**Problem requirements:**
Report all lines from the entries below in which "this" appears.

**Material for the task:**
☆ ☆ ☆ ☆ ☆

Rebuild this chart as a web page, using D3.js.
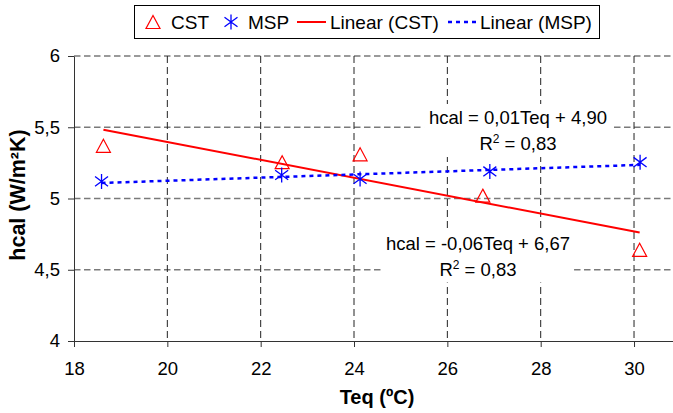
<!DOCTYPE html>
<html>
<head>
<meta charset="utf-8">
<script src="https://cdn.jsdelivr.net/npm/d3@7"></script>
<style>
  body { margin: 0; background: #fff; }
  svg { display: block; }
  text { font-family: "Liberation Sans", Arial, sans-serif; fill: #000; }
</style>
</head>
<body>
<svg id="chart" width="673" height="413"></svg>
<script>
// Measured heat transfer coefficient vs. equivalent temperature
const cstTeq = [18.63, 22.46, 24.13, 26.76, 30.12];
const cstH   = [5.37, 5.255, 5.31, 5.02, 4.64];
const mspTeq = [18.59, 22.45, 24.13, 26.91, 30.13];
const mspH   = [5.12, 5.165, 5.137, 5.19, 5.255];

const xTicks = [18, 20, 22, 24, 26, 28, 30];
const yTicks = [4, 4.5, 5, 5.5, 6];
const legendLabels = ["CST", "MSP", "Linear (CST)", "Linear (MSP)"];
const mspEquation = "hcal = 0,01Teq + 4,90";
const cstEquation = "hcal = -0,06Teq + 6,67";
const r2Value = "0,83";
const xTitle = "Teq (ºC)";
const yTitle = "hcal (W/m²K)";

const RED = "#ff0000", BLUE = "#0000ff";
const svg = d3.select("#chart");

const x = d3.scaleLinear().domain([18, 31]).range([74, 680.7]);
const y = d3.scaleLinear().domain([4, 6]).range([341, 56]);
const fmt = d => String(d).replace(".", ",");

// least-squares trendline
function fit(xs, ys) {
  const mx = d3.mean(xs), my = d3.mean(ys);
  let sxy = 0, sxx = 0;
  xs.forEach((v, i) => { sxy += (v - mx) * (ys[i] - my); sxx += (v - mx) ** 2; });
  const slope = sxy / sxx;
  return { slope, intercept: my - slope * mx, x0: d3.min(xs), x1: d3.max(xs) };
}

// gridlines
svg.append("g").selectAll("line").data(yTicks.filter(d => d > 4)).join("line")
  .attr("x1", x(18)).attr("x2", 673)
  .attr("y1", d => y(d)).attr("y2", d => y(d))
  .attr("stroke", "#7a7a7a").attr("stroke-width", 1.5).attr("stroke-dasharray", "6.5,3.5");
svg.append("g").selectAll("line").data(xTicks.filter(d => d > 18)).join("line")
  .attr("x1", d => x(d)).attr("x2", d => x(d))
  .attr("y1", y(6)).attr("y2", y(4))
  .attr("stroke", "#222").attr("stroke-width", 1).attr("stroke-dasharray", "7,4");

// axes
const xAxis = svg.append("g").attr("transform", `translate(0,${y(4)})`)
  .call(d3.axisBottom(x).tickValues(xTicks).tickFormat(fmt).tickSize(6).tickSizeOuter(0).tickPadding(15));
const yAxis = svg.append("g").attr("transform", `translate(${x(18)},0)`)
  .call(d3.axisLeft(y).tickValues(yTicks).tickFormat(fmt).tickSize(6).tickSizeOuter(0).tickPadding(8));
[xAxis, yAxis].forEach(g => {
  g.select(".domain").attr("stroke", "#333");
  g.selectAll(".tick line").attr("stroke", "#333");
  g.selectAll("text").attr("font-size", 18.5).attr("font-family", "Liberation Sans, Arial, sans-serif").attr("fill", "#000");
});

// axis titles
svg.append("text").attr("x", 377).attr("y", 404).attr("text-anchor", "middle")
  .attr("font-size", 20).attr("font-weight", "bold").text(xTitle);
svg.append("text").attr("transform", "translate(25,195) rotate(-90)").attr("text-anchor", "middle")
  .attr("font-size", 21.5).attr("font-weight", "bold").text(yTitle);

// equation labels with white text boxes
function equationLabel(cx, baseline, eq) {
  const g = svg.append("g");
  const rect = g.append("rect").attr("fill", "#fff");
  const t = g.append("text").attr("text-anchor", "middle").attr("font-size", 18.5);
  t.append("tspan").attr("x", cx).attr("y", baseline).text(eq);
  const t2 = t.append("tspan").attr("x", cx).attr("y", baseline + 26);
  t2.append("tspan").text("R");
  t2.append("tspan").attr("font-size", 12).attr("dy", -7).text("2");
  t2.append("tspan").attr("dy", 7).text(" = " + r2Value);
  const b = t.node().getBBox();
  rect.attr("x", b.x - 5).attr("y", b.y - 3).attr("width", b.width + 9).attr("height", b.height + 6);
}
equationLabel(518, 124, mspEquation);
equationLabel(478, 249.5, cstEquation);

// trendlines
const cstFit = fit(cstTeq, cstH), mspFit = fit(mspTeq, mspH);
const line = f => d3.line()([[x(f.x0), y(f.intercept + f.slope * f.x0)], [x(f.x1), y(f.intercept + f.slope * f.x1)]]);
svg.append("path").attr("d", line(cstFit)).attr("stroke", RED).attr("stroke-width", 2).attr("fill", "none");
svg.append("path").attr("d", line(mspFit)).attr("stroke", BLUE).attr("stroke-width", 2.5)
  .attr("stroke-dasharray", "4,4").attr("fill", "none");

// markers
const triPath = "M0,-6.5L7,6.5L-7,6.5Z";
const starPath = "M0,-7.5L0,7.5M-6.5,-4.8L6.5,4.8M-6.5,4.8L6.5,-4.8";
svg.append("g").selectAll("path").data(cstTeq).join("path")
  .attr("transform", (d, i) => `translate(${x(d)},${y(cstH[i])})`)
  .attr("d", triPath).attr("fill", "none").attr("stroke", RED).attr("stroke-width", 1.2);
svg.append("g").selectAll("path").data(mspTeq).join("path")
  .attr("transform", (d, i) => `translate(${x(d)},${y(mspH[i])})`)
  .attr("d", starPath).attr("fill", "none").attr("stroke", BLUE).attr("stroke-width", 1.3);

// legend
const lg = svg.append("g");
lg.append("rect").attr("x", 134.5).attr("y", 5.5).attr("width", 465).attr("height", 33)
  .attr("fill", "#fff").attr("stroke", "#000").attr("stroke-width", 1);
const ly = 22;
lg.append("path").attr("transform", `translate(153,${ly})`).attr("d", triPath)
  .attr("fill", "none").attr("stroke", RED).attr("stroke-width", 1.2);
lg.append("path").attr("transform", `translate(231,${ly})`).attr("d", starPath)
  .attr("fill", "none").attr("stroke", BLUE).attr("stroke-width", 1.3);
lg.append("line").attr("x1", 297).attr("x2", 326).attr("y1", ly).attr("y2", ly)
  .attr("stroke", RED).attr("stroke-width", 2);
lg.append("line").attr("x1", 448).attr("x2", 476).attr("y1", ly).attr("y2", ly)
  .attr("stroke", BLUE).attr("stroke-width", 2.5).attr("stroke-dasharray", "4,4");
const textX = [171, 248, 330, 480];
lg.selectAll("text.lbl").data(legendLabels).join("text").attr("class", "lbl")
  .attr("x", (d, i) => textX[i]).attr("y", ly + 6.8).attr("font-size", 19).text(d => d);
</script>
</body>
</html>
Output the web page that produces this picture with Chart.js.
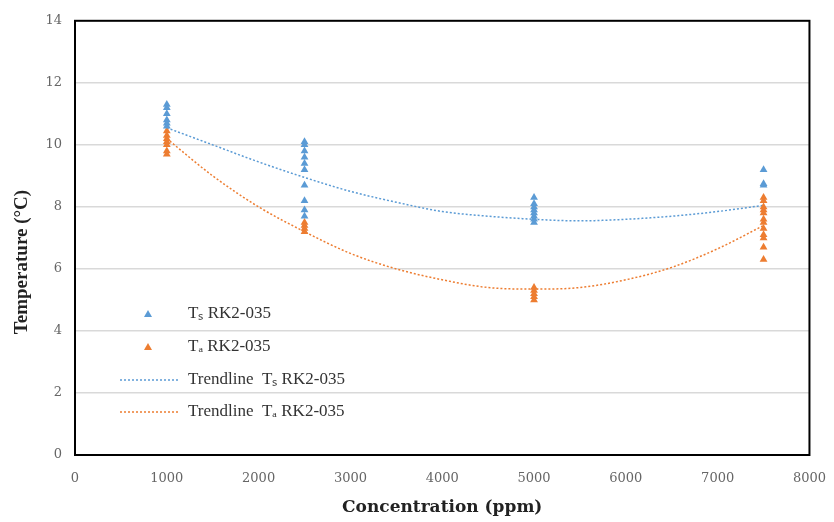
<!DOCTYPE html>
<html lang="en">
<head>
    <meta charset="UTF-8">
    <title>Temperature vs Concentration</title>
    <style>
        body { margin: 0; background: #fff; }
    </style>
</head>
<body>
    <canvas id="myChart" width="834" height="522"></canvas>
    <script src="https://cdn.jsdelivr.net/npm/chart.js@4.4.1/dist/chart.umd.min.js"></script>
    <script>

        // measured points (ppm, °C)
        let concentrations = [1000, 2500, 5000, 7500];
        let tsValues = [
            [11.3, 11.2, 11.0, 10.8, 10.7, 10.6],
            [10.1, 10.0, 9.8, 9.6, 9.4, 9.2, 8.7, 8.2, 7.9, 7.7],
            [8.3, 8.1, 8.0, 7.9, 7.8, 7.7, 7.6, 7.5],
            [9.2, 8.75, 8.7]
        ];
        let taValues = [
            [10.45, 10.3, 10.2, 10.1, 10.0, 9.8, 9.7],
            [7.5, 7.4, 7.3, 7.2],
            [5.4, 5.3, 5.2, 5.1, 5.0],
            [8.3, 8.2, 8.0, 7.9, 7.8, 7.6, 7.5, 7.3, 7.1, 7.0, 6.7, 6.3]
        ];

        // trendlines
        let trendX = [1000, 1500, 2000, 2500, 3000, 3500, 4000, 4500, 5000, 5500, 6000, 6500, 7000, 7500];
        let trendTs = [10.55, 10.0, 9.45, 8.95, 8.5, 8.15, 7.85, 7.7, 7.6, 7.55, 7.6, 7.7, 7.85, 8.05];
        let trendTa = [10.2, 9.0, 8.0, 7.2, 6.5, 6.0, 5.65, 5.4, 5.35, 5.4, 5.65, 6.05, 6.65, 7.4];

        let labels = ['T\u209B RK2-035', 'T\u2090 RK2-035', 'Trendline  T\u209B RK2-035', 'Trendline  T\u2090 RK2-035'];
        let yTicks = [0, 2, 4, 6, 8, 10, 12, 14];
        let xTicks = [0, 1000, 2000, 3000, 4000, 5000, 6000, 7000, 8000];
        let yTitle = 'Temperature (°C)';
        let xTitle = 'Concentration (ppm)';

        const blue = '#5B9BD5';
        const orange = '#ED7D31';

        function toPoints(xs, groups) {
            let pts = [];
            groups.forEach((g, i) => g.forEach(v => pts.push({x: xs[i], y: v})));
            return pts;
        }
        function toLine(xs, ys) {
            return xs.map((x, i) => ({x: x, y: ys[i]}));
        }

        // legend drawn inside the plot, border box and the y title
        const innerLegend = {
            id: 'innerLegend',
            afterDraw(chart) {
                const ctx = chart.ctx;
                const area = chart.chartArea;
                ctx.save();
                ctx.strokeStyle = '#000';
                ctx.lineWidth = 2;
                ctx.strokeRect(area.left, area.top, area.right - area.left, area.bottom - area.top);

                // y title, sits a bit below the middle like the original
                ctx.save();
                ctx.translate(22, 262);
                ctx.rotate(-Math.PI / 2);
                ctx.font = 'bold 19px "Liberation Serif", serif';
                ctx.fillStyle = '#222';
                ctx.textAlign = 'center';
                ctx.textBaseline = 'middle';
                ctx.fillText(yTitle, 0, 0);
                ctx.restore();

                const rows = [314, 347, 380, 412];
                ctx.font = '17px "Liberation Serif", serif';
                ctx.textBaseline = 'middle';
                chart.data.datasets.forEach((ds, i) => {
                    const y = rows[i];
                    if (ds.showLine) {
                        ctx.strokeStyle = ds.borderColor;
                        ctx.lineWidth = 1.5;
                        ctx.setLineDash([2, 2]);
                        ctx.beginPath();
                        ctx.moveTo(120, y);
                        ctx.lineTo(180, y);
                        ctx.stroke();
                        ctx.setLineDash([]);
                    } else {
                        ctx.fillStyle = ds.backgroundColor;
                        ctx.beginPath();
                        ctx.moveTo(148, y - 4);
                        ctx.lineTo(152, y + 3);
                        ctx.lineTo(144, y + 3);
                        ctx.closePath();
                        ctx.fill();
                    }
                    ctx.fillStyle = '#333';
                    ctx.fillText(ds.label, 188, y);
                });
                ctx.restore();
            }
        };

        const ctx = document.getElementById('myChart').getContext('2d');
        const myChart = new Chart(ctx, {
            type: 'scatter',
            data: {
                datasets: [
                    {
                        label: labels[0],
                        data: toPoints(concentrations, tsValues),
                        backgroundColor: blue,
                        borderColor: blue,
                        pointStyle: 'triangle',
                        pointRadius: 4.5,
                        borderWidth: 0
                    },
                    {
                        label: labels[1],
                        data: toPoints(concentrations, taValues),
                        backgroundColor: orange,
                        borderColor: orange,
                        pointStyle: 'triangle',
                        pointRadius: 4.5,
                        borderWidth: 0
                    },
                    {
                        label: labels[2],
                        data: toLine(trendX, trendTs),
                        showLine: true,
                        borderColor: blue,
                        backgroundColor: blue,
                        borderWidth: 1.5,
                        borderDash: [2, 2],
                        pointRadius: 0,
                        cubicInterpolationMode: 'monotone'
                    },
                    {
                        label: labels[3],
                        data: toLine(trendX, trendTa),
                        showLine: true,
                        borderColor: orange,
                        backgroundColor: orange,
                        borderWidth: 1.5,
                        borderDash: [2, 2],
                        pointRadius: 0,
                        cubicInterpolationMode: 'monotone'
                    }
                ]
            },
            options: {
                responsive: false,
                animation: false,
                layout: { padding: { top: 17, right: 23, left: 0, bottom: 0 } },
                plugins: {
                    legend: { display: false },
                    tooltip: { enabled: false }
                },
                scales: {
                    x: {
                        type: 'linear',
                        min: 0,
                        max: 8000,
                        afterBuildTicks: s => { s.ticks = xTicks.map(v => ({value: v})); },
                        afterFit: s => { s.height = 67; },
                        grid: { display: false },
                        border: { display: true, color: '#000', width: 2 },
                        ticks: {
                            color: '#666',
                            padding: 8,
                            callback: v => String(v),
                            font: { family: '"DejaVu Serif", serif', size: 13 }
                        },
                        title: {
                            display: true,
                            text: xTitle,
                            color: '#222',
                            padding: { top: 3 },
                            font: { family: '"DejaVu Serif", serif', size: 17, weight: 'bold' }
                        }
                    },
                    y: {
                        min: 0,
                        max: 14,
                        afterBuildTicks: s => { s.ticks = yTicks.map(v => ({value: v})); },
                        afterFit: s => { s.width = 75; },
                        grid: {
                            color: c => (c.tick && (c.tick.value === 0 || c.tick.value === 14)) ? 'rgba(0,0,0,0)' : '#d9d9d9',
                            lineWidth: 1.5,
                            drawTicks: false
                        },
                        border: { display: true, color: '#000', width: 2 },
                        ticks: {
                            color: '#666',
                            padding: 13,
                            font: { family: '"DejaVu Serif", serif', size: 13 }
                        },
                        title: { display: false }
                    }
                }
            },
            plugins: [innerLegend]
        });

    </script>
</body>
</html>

☆ ☆ ☆ ☆ ☆

**Output:**
Rebuild this chart as a web page, using D3.js.
Output the web page that produces this picture with Chart.js.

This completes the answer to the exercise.